The title of example: Shape optimization of a 3D part using CAE system Number of example: OPT-BME-5

Level of example: intermediate Short description of the

example:

In connection with the tenth chapter of the Engineering Optimization teaching material this example explains the steps of building shape optimization model in an integrated CAE system. The design variables are chosen from the parametric dimensions of the body, and for structural analysis the built in FE solver is used.

1. Definition of the problem:

Create a FE and optimization model for the given part. The left side of steel bracket is fixed, while the inside of the vertical hole is loaded in x direction with 10 kN. The shape of the lower rib should be optimized in order keep the Mises stresses under 100 MPa and the maximum deformation should not reach 0,12 mm. The goal of the optimization is weight minimization.

We assume that the structure geometry is available in the selected CAE system, and such a feature-tree, which meets the criteria laid down in the 10^th chapter of the textbook.

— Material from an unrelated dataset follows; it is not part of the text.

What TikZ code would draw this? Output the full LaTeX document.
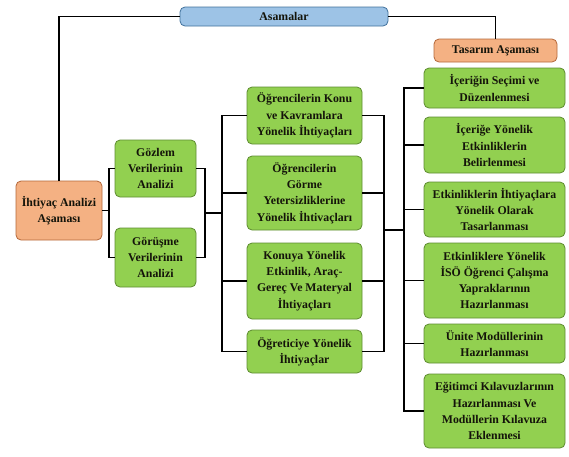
\documentclass[tikz,border=0pt]{standalone}
\usepackage{fontspec}
\setmainfont{Liberation Serif}
\usetikzlibrary{positioning}

\definecolor{boxgreen}{HTML}{92D050}
\definecolor{greenedge}{HTML}{5E8C31}
\definecolor{boxorange}{HTML}{F4B183}
\definecolor{orangeedge}{HTML}{B5683A}
\definecolor{boxblue}{HTML}{9DC3E6}
\definecolor{blueedge}{HTML}{41719C}
\definecolor{labeltext}{HTML}{14140A}

\begin{document}
\begin{tikzpicture}[
            x = 1pt, y = -1pt, % pixel-like units, top down
            line width = 1.1pt, % connector style
            font = \fontsize{11.8}{16.2}\selectfont\bfseries
        ]

        \tikzstyle{every box}=[
            rounded corners = 5pt,
            line width = 0.8pt,
            align = center,
            inner sep = 1pt,
            text = labeltext
        ]
        \tikzstyle{stagebox}=[every box, fill = boxgreen, draw = greenedge]
        \tikzstyle{phasebox}=[every box, fill = boxorange, draw = orangeedge]
        \tikzstyle{topbox}=[every box, fill = boxblue, draw = blueedge]

        \useasboundingbox (0,0) rectangle (569,456);

        \node[topbox, minimum width = 208pt, minimum height = 19pt] (asamalar) at (284,16.5) {Asamalar};
        \node[phasebox, minimum width = 123pt, minimum height = 23pt] (tasarim) at (495.5,50.5) {Tasarım Aşaması};
        \node[phasebox, minimum width = 86pt, minimum height = 59pt] (ihtiyac) at (59,210.5) {İhtiyaç Analizi\\Aşaması};

        \node[stagebox, minimum width = 81pt, minimum height = 57pt] (gozlem) at (155.5,168.5) {Gözlem\\Verilerinin\\Analizi};
        \node[stagebox, minimum width = 81pt, minimum height = 59pt] (gorusme) at (155.5,257.5) {Görüşme\\Verilerinin\\Analizi};

        \node[stagebox, minimum width = 115pt, minimum height = 57pt] (konu) at (304.5,115.5) {Öğrencilerin Konu\\ve Kavramlara\\Yönelik İhtiyaçları};
        \node[stagebox, minimum width = 115pt, minimum height = 74pt] (gorme) at (304.5,193) {Öğrencilerin\\Görme\\Yetersizliklerine\\Yönelik İhtivaçları};
        \node[stagebox, minimum width = 115pt, minimum height = 76pt] (konuya) at (304.5,281) {Konuya Yönelik\\Etkinlik, Araç-\\Gereç Ve Materyal\\İhtiyaçları};
        \node[stagebox, minimum width = 115pt, minimum height = 43pt] (ogretici) at (304.5,351.5) {Öğreticiye Yönelik\\İhtiyaçlar};

        \node[stagebox, minimum width = 141pt, minimum height = 40pt] (icerigin) at (494.5,88) {İçeriğin Seçimi ve\\Düzenlenmesi};
        \node[stagebox, minimum width = 141pt, minimum height = 56pt] (icerige) at (494.5,145) {İçeriğe Yönelik\\Etkinliklerin\\Belirlenmesi};
        \node[stagebox, minimum width = 141pt, minimum height = 55pt] (etkinlik) at (494.5,209.5) {Etkinliklerin İhtiyaçlara\\Yönelik Olarak\\Tasarlanması};
        \node[stagebox, minimum width = 141pt, minimum height = 75pt] (iso) at (494.5,280.5) {Etkinliklere Yönelik\\İSÖ Öğrenci Çalışma\\Yapraklarının\\Hazırlanması};
        \node[stagebox, minimum width = 141pt, minimum height = 39pt] (unite) at (494.5,343.5) {Ünite Modüllerinin\\Hazırlanması};
        \node[stagebox, minimum width = 141pt, minimum height = 74pt] (egitimci) at (494.5,411) {Eğitimci Kılavuzlarının\\Hazırlanması Ve\\Modüllerin Kılavuza\\Eklenmesi};

        % junctions of the brackets
        \coordinate (jA) at (109,210.5);
        \coordinate (jB) at (205,213);
        \coordinate (jC) at (222,213);
        \coordinate (jD) at (384,230);
        \coordinate (jE) at (404,230);

	\draw (asamalar.west) -| (ihtiyac.north);
	\draw (asamalar.east) -| (tasarim.north);

	\draw (ihtiyac.east) -- (jA);
	\draw (gozlem.west) -| (jA) |- (gorusme.west);
	\draw (gozlem.east) -| (jB) |- (gorusme.east);
	\draw (jB) -- (jC);

	\draw (konu.west) -| (jC) |- (ogretici.west);
	\draw (gorme.west) -| (jC);
	\draw (konuya.west) -| (jC);

	\draw (konu.east) -| (jD) |- (ogretici.east);
	\draw (gorme.east) -| (jD);
	\draw (konuya.east) -| (jD);
	\draw (jD) -- (jE);

	\draw (icerigin.west) -| (jE) |- (egitimci.west);
	\draw (icerige.west) -| (jE);
	\draw (etkinlik.west) -| (jE);
	\draw (iso.west) -| (jE);
	\draw (unite.west) -| (jE);
    \end{tikzpicture}
\end{document}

In addition, we will need to set up the structural analysis problem, which in our example is going to be a linear static problem, but it can be whatever kind, which the numerical simulation module of the CAE system supports, and which results the optimization module reaches. As the sensitivity analysis section also pointed out, more attention should be paid to the preparation of an appropriate finite element mesh, in order to obtain sufficiently accurate results for structural analysis.

So we assume that the continuous parametric and the discretized geometry with the necessary data for structure analysis is available (boundary conditions, material properties).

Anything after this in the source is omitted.